I ricercatori della Aarhus University, in Danimarca, hanno effettuato uno studio sulla estinzione di massa dei grandi mammiferi che avvenne nel Pleistocene su scala mondiale nel corso degli ultimi 100mila anni, giungendo alla conclusione che la causa non fu tanto il clima, come si era perlopiù ritenuto, quanto l’arrivo degli esseri umani.
Per quasi 50 anni gli scienziati hanno dibattuto la questione della scomparsa della megafauna durante e immediatamente dopo l’ultima era glaciale.
Due ipotesi erano sul tavolo. La prima indicava come responsabili i cambiamenti climatici i cui effetti sulle faune si sarebbero fatti sentire particolarmente con l’ultima éra glaciale, quando con l’avanzamento dei ghiacciai, i grandi animali vennero spinti verso Sud e a causa della riduzione dell’habitat e lo scarseggiare delle risorse alimentari, andarono inevitabilmente incontro all’estinzione.
A questa ipotesi è stato obiettato che non esistono prove che durante gli eventi glaciali precedenti, quantunque non meno rigidi dell’ultimo, si siano verificate perdite così radicali nella biosfera terrestre.
C’è da considerare poi che l’estinzione dei grandi animali interessò quasi tutte le zone climatiche, investendo sia specie adattate al freddo, come i mammut, sia specie tropicali, come il bufalo e i bradipi giganti, e coinvolgendo praticamente tutti i continenti. Dal Nord America, ad esempio, sparirono completamente cavalli indigeni e cammelli, dall’Australia canguri e leoni marsupiali.
In Europa e in Asia l’estinzione spazzò via tigri dai denti a sciabola, elefanti, rinoceronti e cervi giganti.
Nello studio, i ricercatori hanno cercato di individuare in quel periodo che va dai 130mila ai 1000 anni fa, la distribuzione degli animali con peso corporeo superiore ai 10 chilogrammi, riuscendo a stabilire che delle 177 specie scomparse, sicuramente 18 sarebbero andate perdute in Africa, 19 in Europa, 38 in Asia, 26 in Australia, 43 nel continente americano.
I risultati mostrano che una correlazione tra cambiamenti climatici e perdita della megafauna è debole e potrebbe semmai essere ristretta all’Europa e all’Asia.Le relazioni sono invece più evidenti tra estinzione animale e storia dell’espansione umana.

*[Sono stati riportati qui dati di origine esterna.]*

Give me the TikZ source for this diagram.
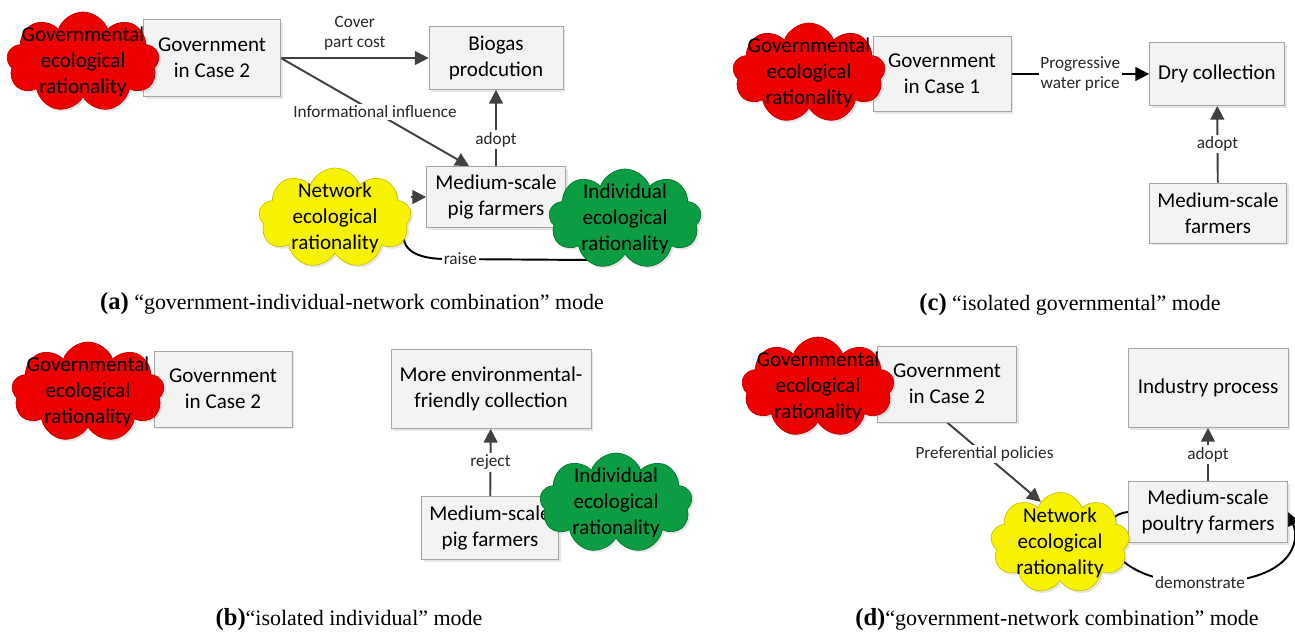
\documentclass[tikz,border=0pt]{standalone}
\usepackage{fontspec}
\setmainfont{Carlito}
\newfontfamily\capfont{Liberation Serif}
\usetikzlibrary{arrows.meta, positioning, shapes.symbols, backgrounds, shadows}
\definecolor{cloudred}{RGB}{236,0,0}
\definecolor{cloudredline}{RGB}{190,0,0}
\definecolor{cloudyellow}{RGB}{246,242,0}
\definecolor{cloudyellowline}{RGB}{205,195,0}
\definecolor{cloudgreen}{RGB}{12,156,66}
\definecolor{cloudgreenline}{RGB}{0,118,48}
\definecolor{boxfill}{RGB}{243,243,243}
\definecolor{boxline}{RGB}{165,165,165}
\definecolor{arrowgray}{RGB}{64,64,64}

\tikzset{
  box/.style={draw=boxline, fill=boxfill, align=center, inner sep=2pt,
    font=\fontsize{12}{15}\selectfont,
    drop shadow={opacity=0.2, shadow xshift=1.2pt, shadow yshift=-1.2pt}},
  rationality/.style={cloud, cloud puffs=9, cloud puff arc=140, cloud ignores aspect,
    minimum width=3.05cm, minimum height=2cm,
    drop shadow={opacity=0.2, shadow xshift=1.2pt, shadow yshift=-1.2pt}},
  redcloud/.style={rationality, fill=cloudred, draw=cloudredline},
  yellowcloud/.style={rationality, fill=cloudyellow, draw=cloudyellowline},
  greencloud/.style={rationality, fill=cloudgreen, draw=cloudgreenline},
  cloudtext/.style={align=center, inner sep=0pt, font=\fontsize{12}{15}\selectfont},
  edgelabel/.style={font=\fontsize{9.8}{11.4}\selectfont, inner sep=1pt, text=black!85, align=center},
  onedge/.style={edgelabel, fill=white},
  conn/.style={arrowgray, line width=1.1pt},
  arr/.style={conn, -{Triangle[length=7.8pt, width=7.8pt]}},
  caption/.style={font=\capfont\fontsize{12.5}{15}\selectfont, inner sep=0pt},
}
\newcommand{\panel}[1]{{\fontsize{14}{15}\selectfont\bfseries(#1)}}

\begin{document}
\begin{tikzpicture}[x=0.02cm, y=-0.02cm]
  \useasboundingbox (0,0) rectangle (1295,633);

  \node[box, minimum width=2.74cm, minimum height=1.54cm] (gov-a) at (212,58) {Government\\in Case 2};
  \node[box, minimum width=2.68cm, minimum height=1.26cm] (biogas-a) at (496,58) {Biogas\\prodcution};
  \node[box, minimum width=2.78cm, minimum height=1.22cm] (medium-a) at (496,197) {Medium-scale\\pig farmers};
  \node[redcloud] (govrat-a) at (83,62) {};
  \node[yellowcloud] (netrat-a) at (335,218) {};
  \node[greencloud] (indrat-a) at (625,219) {};
  \node[cloudtext] (govrat-a-t) at (govrat-a) {Governmental\\ecological\\rationality};
  \node[cloudtext] (netrat-a-t) at (netrat-a) {Network\\ecological\\rationality};
  \node[cloudtext] (indrat-a-t) at (indrat-a) {Individual\\ecological\\rationality};
  \coordinate (raise-end) at (590,260);

  \node[box, minimum width=2.76cm, minimum height=1.5cm] (gov-c) at (942,74) {Government\\in Case 1};
  \node[box, minimum width=2.7cm, minimum height=1.26cm] (dry-c) at (1217,74) {Dry collection};
  \node[box, minimum width=2.74cm, minimum height=1.2cm] (farmers-c) at (1218,213) {Medium-scale\\farmers};
  \node[redcloud] (govrat-c) at (809,73) {};
  \node[cloudtext] (govrat-c-t) at (govrat-c) {Governmental\\ecological\\rationality};

  \node[box, minimum width=2.76cm, minimum height=1.52cm] (gov-b) at (223,389) {Government\\in Case 2};
  \node[box, minimum width=4cm, minimum height=1.58cm] (env-b) at (491,389) {More environmental-\\friendly collection};
  \node[box, minimum width=2.74cm, minimum height=1.26cm] (medium-b) at (490,528) {Medium-scale\\pig farmers};
  \node[redcloud] (govrat-b) at (88,392) {};
  \node[greencloud] (indrat-b) at (616,503) {};
  \node[cloudtext] (govrat-b-t) at (govrat-b) {Governmental\\ecological\\rationality};
  \node[cloudtext] (indrat-b-t) at (indrat-b) {Individual\\ecological\\rationality};

  \node[box, minimum width=2.78cm, minimum height=1.52cm] (gov-d) at (947,384) {Government\\in Case 2};
  \node[box, minimum width=3.2cm, minimum height=1.58cm] (industry-d) at (1208,388) {Industry process};
  \node[box, minimum width=3.18cm, minimum height=1.22cm] (poultry-d) at (1208,512) {Medium-scale\\poultry farmers};
  \node[redcloud] (govrat-d) at (818,387) {};
  \node[yellowcloud, minimum width=2.78cm, minimum height=2.02cm] (netrat-d) at (1060,543) {};
  \node[cloudtext] (govrat-d-t) at (govrat-d) {Governmental\\ecological\\rationality};
  \node[cloudtext] (netrat-d-t) at (netrat-d) {Network\\ecological\\rationality};
  \coordinate (demo-mid) at (1200,583);

  \begin{scope}[on background layer]
    \draw[arr] (gov-a.east) -- (biogas-a.west) node[midway, above=3pt, edgelabel] {Cover\\part cost};
    \draw[arr] (gov-a.east) -- ([xshift=0.86cm]medium-a.north west) node[midway, onedge] {Informational influence};
    \draw[arr] (medium-a) -- (biogas-a) node[pos=0.35, onedge] {adopt};
    \draw[arr] (netrat-a.east |- medium-a.west) -- (medium-a.west);
    \draw[conn, black] ([shift={(-0.14cm,-0.36cm)}]netrat-a.east) to[out=-90, in=180] (446,259)
      -- node[pos=0.1, onedge] {raise} (raise-end);

    \draw[arr, black] (gov-c) -- (dry-c) node[midway, onedge] {Progressive\\water price};
    \draw[arr] (farmers-c) -- (dry-c) node[midway, onedge] {adopt};

    \draw[arr] (medium-b) -- (env-b) node[midway, onedge] {reject};

    \draw[arr] (gov-d.south) -- (netrat-d.115) node[pos=0.4, onedge] {Preferential policies};
    \draw[arr] (poultry-d) -- (industry-d) node[midway, onedge] {adopt};
    \draw[arr, black] (poultry-d.west) .. controls (1090,515) and (1100,583) .. (demo-mid)
      node[onedge] {demonstrate}
      .. controls (1295,583) and (1300,540) .. (poultry-d.east);
  \end{scope}

  \node[caption] (cap-a) at (352,304) {\panel{a} “government-individual-network combination” mode};
  \node[caption] (cap-c) at (1070,305) {\panel{c}\ “isolated governmental” mode};
  \node[caption] (cap-b) at (349,620) {\panel{b}“isolated individual” mode};
  \node[caption] (cap-d) at (1057,620) {\panel{d}“government-network combination” mode};
\end{tikzpicture}
\end{document}
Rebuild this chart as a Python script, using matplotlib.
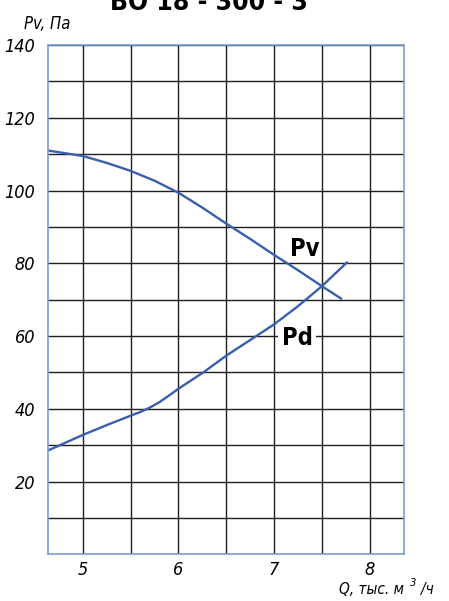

La seconda ipotesi pone infatti sul banco degli imputati gli esseri umani.
Negli ultimi 100mila anni, si era infatti verificata un’ingente emigrazione dall’Africa verso gli altri continenti di diverse specie di ominidi, e l’impatto non poteva essere stato privo di conseguenze, in particolare nella ricerca di risorse alimentari, individuando le prede nei giganteschi mammiferi eurasiatici.
Nell’estinzione dei grandi mammiferi, peraltro, è stata riconosciuta una cronologia che segue passo passo i movimenti dei nostri antenati.
Le prime ad essere decimate furono infatti le megafaune africane, 1,7 milioni di anni fa, con particolare riguardo per le tartarughe giganti, in contemporanea con la comparsa dei primi rappresentanti del genere Homo. Due picchi di estinzione si ripeterono quindi sul continente africano, rispettivamente 500mila e 12mila anni fa, in corrispondenza dei grandi spostamenti migratori.
In Asia meridionale ed in Europa la prima estinzione di grandi mammiferi si ebbe 1,4 milioni di anni fa, seguita anche qui da altri due picchi, uno verso i 60mila, dopo l’arrivo dell’uomo anatomicamente moderno e ancora verso i 12mila anni fa.
In Australia si riconosce una estinzione 50mila anni fa, mentre sul continente americano si giunge agli 11mila anni fa.
Che si tratti di semplici combinazioni? Gli scienziati non sono di questo avviso. “Abbiamo trovato alti tassi di estinzione in aree in cui non vi era stato alcun contatto tra animali e razze umane primitive, fin quando non giunse l’uomo moderno (Homo sapiens). In genere, il 30 per cento delle specie dei grandi animali fu allora che scomparve da queste aree”, sostiene il professor Jean-Christian Svenning, dell’Aarhus University.